The church where it really pays to pray
Out went the fusty hymns and the Sunday best clothing, and in came live rock 'n roll, overhead video projections, and interactive computer gizmos. Rather than relying on word of mouth, they decided to market their church with a fully-fledged advertising campaign. And, rather than expecting church-goers to make donations to them, Pastors Bill and Kris made an unprecedented offer: come to our church for four consecutive Sundays and we'll pay you 50 bucks (pounds 32). Bring a friend or family member, and we'll up the amount to $75.
It might not be anything the Archbishop of Canterbury would approve of, but it seems to be working. More than 80 people turned up for the inaugural service on Easter Sunday, and at least 60 have come each week since. Plenty were attracted by the pray-and-get-paid scheme, but most of them loved the ceremony so much that only seven people ended up claiming the money.
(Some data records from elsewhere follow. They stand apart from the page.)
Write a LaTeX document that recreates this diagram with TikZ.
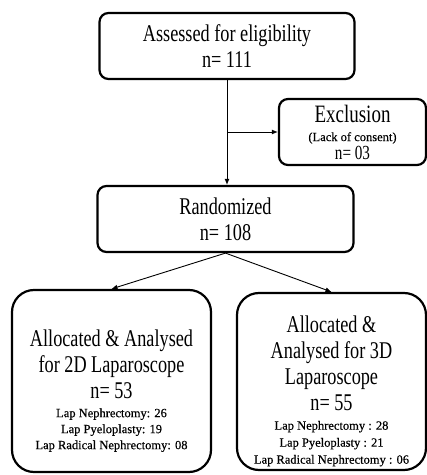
\documentclass[tikz,border=0pt]{standalone}
\usepackage{fontspec}
\setmainfont{Liberation Serif}
\newfontfamily\condfont[FakeStretch=0.76]{Liberation Serif}
\newfontfamily\plainfont[FakeBold=0.4]{Liberation Serif}
\newcommand{\bigtxt}{\condfont\fontsize{24}{26}\selectfont}
\newcommand{\midtxt}{\condfont\fontsize{20}{22}\selectfont}
\newcommand{\smalltxt}{\plainfont\fontsize{12.5}{14}\selectfont}
\newcommand{\pushdown}{\rule{0pt}{36pt}}
\usetikzlibrary{arrows.meta, positioning}

\begin{document}
\begin{tikzpicture}[x=1pt,y=1pt,
    box/.style={draw, line width=2.2pt, rounded corners=9pt, align=center, font=\bigtxt, inner sep=0pt},
    tallbox/.style={box, rounded corners=22pt},
    arr/.style={-{Latex[length=6pt,width=5pt]}, line width=0.9pt}]
    \useasboundingbox (0,0) rectangle (427,475);
    \node[box, minimum width=255pt, minimum height=66pt] (assess) at (227,429) {Assessed for eligibility\\n= 111};
    \node[box, minimum width=147pt, minimum height=66pt] (excl) at (352.5,343) {{\condfont\fontsize{25}{26}\selectfont Exclusion}\\[-7pt]{\smalltxt (Lack of consent)}\\[-8pt]{\midtxt n= 03}};
    \node[box, minimum width=256pt, minimum height=66pt] (rand) at (225.5,256) {Randomized\\n= 108};
    \node[tallbox, minimum width=199pt, minimum height=182pt] (alloc2d) at (111.5,94) {\pushdown Allocated \& Analysed\\for 2D Laparoscope\\n= 53\\[-7pt]{\smalltxt Lap Nephrectomy: 26}\\[-10pt]{\smalltxt Lap Pyeloplasty: 19}\\[-10pt]{\smalltxt Lap Radical Nephrectomy: 08}};
    \node[tallbox, minimum width=189pt, minimum height=177pt] (alloc3d) at (331.5,93.5) {\pushdown Allocated \&\\Analysed for 3D\\Laparoscope\\n= 55\\[-7pt]{\smalltxt Lap Nephrectomy : 28}\\[-9pt]{\smalltxt Lap Pyeloplasty : 21}\\[-9pt]{\smalltxt Lap Radical Nephrectomy : 06}};
    \coordinate (split) at (assess.south |- excl.west);
    \draw[line width=0.9pt] (assess.south) -- (split);
    \draw[arr] (split) -- (split |- rand.north);
    \draw[arr] (split) -- (excl.west);
    \draw[arr] (rand.south) -- (alloc2d.north);
    \draw[arr] (rand.south) -- (alloc3d.north);
\end{tikzpicture}
\end{document}
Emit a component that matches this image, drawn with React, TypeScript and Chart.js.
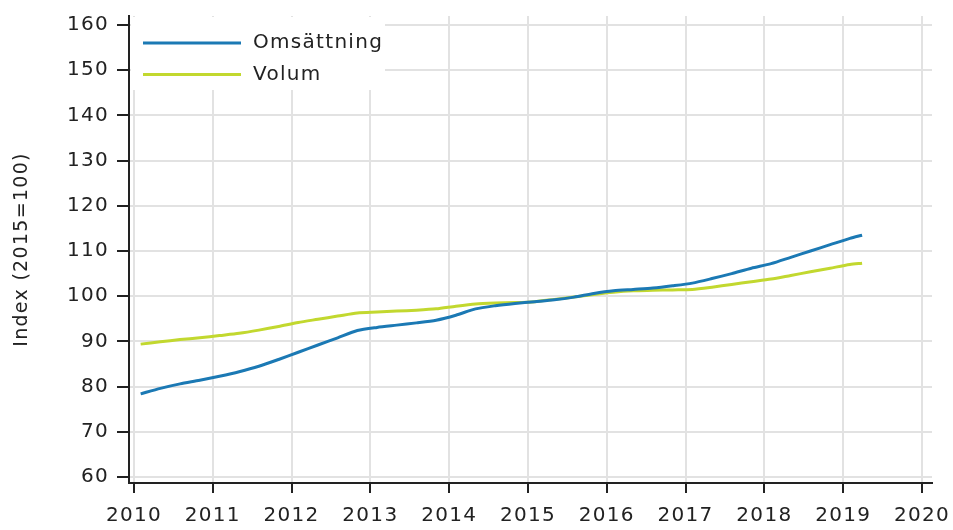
import React, { useEffect, useRef } from "react";
import { Chart, registerables } from "chart.js";

Chart.register(...registerables);

const seriesNames = ["Omsättning", "Volum"];
const seriesColors = ["#1b79b4", "#c2d82f"];
const yAxisTitle = "Index (2015=100)";

// decimal-year positions of quarterly observations
const periods = [
  2010.085, 2010.335, 2010.585, 2010.835,
  2011.085, 2011.335, 2011.585, 2011.835,
  2012.085, 2012.335, 2012.585, 2012.835,
  2013.085, 2013.335, 2013.585, 2013.835,
  2014.085, 2014.335, 2014.585, 2014.835,
  2015.085, 2015.335, 2015.585, 2015.835,
  2016.085, 2016.335, 2016.585, 2016.835,
  2017.085, 2017.335, 2017.585, 2017.835,
  2018.085, 2018.335, 2018.585, 2018.835,
  2019.085, 2019.24,
];

const omsattning = [
  78.4, 79.6, 80.6, 81.4,
  82.3, 83.3, 84.5, 86.0,
  87.6, 89.2, 90.8, 92.4,
  93.1, 93.6, 94.1, 94.7,
  95.8, 97.2, 97.9, 98.4,
  98.8, 99.2, 99.8, 100.6,
  101.2, 101.5, 101.8, 102.3,
  102.9, 103.9, 105.0, 106.2,
  107.2, 108.6, 110.0, 111.4,
  112.8, 113.5,
];

const volum = [
  89.4, 89.9, 90.4, 90.8,
  91.3, 91.8, 92.5, 93.3,
  94.2, 94.9, 95.6, 96.3,
  96.5, 96.7, 96.9, 97.2,
  97.8, 98.3, 98.5, 98.6,
  98.8, 99.3, 99.8, 100.4,
  100.9, 101.2, 101.3, 101.4,
  101.5, 102.0, 102.6, 103.2,
  103.8, 104.6, 105.4, 106.2,
  107.0, 107.3,
];

const xTicks = [2010, 2011, 2012, 2013, 2014, 2015, 2016, 2017, 2018, 2019, 2020];
const yTicks = [60, 70, 80, 90, 100, 110, 120, 130, 140, 150, 160];

const FONT = "'DejaVu Sans', sans-serif";
const SPACING = "1.3px";

const spacingPlugin = {
  id: "letterSpacing",
  beforeDraw(chart: any) {
    (chart.ctx as any).letterSpacing = SPACING;
  },
};

const legendPlugin = {
  id: "insideLegend",
  afterDraw(chart: any) {
    const ctx = chart.ctx;
    const area = chart.chartArea;
    const x0 = area.left + 2;
    const y0 = area.top + 1;
    ctx.save();
    (ctx as any).letterSpacing = SPACING;
    ctx.fillStyle = "#ffffff";
    ctx.fillRect(x0, y0, 254, 73);
    chart.data.datasets.forEach((ds: any, i: number) => {
      const y = y0 + 26 + i * 31.5;
      ctx.strokeStyle = ds.borderColor;
      ctx.lineWidth = 3;
      ctx.beginPath();
      ctx.moveTo(x0 + 12, y);
      ctx.lineTo(x0 + 110, y);
      ctx.stroke();
      ctx.fillStyle = "#222222";
      ctx.font = `20px ${FONT}`;
      ctx.textBaseline = "middle";
      ctx.textAlign = "left";
      ctx.fillText(ds.label, x0 + 122, y);
    });
    ctx.restore();
  },
};

export default function App() {
  const ref = useRef<HTMLCanvasElement | null>(null);

  useEffect(() => {
    document.body.style.margin = "0";
    const canvas = ref.current;
    if (!canvas) return;
    const chart = new Chart(canvas, {
      type: "line",
      data: {
        datasets: [
          {
            label: seriesNames[0],
            data: periods.map((p, i) => ({ x: p, y: omsattning[i] })),
            borderColor: seriesColors[0],
            backgroundColor: seriesColors[0],
            borderWidth: 3,
            pointRadius: 0,
            tension: 0.25,
          },
          {
            label: seriesNames[1],
            data: periods.map((p, i) => ({ x: p, y: volum[i] })),
            borderColor: seriesColors[1],
            backgroundColor: seriesColors[1],
            borderWidth: 3,
            pointRadius: 0,
            tension: 0.25,
          },
        ],
      },
      options: {
        responsive: false,
        animation: false,
        layout: { padding: { left: 0, right: 21, top: 16, bottom: 0 } },
        plugins: {
          legend: { display: false },
          tooltip: { enabled: false },
        },
        scales: {
          x: {
            type: "linear",
            min: 2009.937,
            max: 2020.127,
            afterBuildTicks: (s: any) => {
              s.ticks = xTicks.map((v) => ({ value: v }));
            },
            afterFit: (s: any) => {
              s.height = 47;
              s.paddingLeft = 0;
              s.paddingRight = 0;
            },
            ticks: {
              autoSkip: false,
              maxRotation: 0,
              color: "#222222",
              font: { family: FONT, size: 20 },
              padding: 11,
              callback: (v: any) => String(v),
            },
            grid: {
              color: "#e2e2e2",
              lineWidth: 2,
              tickColor: "#222222",
              tickLength: 10,
              tickWidth: 2,
            },
            border: { color: "#222222", width: 2 },
          },
          y: {
            type: "linear",
            min: 58.67,
            max: 162,
            afterBuildTicks: (s: any) => {
              s.ticks = yTicks.map((v) => ({ value: v }));
            },
            afterFit: (s: any) => {
              s.width = 129;
              s.paddingTop = 0;
              s.paddingBottom = 0;
            },
            title: {
              display: true,
              text: yAxisTitle,
              color: "#222222",
              font: { family: FONT, size: 19 },
              padding: { top: 11, bottom: 4 },
            },
            ticks: {
              color: "#222222",
              font: { family: FONT, size: 20 },
              padding: 8,
              callback: (v: any) => String(v),
            },
            grid: {
              color: "#e2e2e2",
              lineWidth: 2,
              tickColor: "#222222",
              tickLength: 12,
              tickWidth: 2,
            },
            border: { color: "#222222", width: 2 },
          },
        },
      },
      plugins: [spacingPlugin, legendPlugin],
    });
    return () => chart.destroy();
  }, []);

  return (
    <canvas
      ref={ref}
      width={953}
      height={530}
      style={{ display: "block", width: 953, height: 530 }}
    />
  );
}
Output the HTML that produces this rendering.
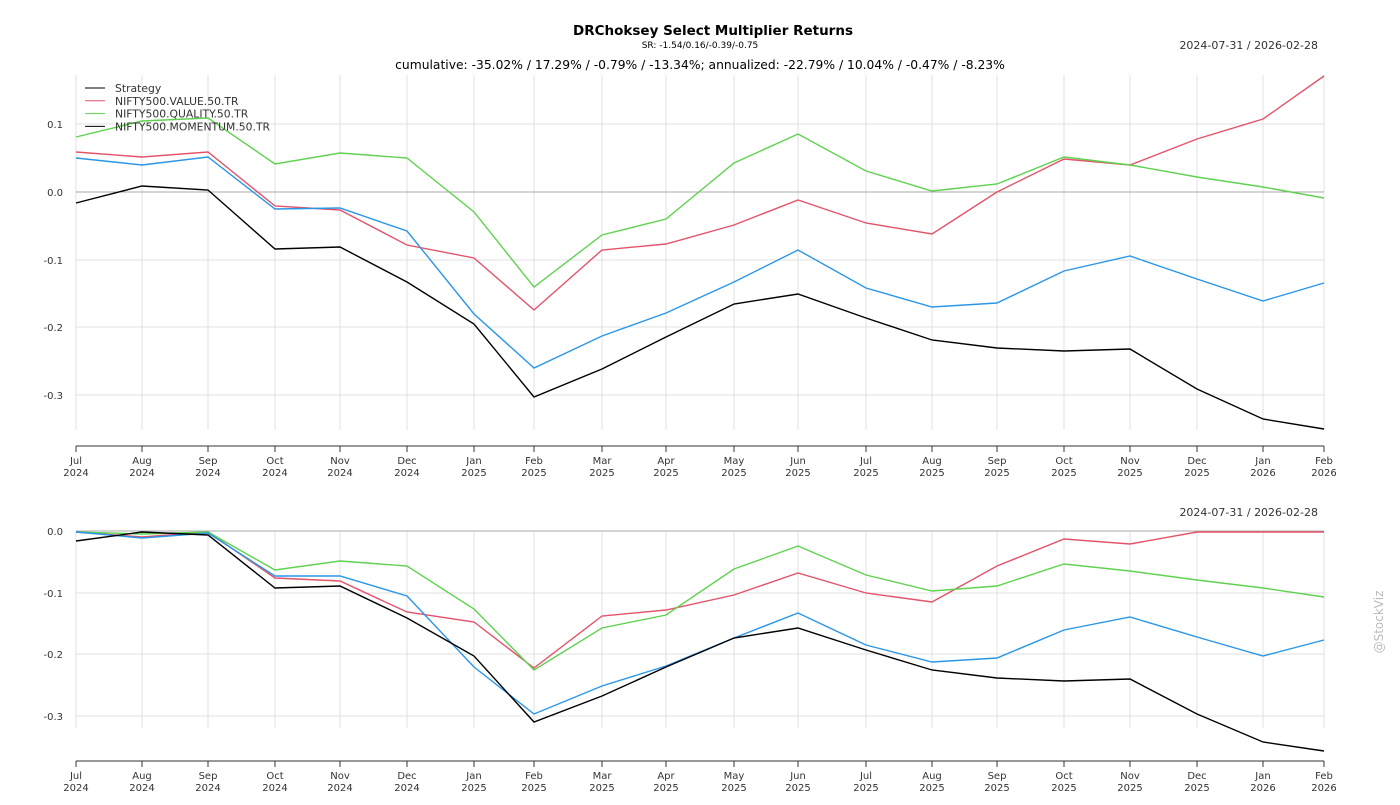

Instead of John Wesley, they sing rock standards like "Stand By Me" and George Harrison's "My Sweet Lord" (minus the Hare Krishna references). Last week they sang "Amazing Grace" to the theme tune of the television series Gilligan's Island. A service might include video clips of The Wizard of Oz or interactive cartoons. Sometimes the pastors will talk about awful traditional hymns that ought never to have been written, or speculate whether Christ's exhortation to "turn the other cheek" was really an invitation to his disciples to flash their buttocks at people they didn't like.
"Our mission is to reach unchurched people," Pastor Bill explained. "Church is supposed to be fun, upbeat, enjoyable. Christianity can stand a little fun. Too many churches are hell bent on telling you what you can't do. If people don't like having fun, I tell them they can go someplace else."
All of which makes the Rock of Auburn, as it has been renamed, one of the stranger churches in the world. The building is bright pink and looks like a spaceship out of a 1960s television series. The technical equipment is state-of-the-art - apparently the only other multi-media church in the world is somewhere near Dayton, Ohio.
Pastor Bill dresses in tennis shoes and short-sleeved shirts, strumming his guitar while his wife tinkles on an electronic keyboard. There are two professional musicians, too, including a recovering crack addict on drums who has now converted to Christianity. "She told me she'd come and play just once, but she's been back every week," Pastor Bill said. "I decided to make her a worship leader, but she knew so little about religion I had to explain to her what the word 'worship' meant."
The Seattle area is a ripe market to exploit. It has the lowest church attendance of anywhere in the US - as little as 35 per cent of the population has ever been to church (compared with well over 70 per cent in a relatively secular eastern city like Philadelphia), and only 10 per cent attend with any regularity.
To those more traditionalist Christians who shudder at the payment scheme, Pastor Bill says the money's worth it if it gets the message to more people. Religious denominations typically spent up to $2m on establishing a new church, he says, so it's merely a question of what the money gets spent on. And the Rock's total budget was well short of $200,000.
If their concept catches on, the Brittians hope to open a new church every two years. Their methods may raise eyebrows, but they aren't bothered as long as folk keep coming. "All publicity is good, even negative publicity," Pastor Bill remarks. It's a maxim to make any marketing executive proud.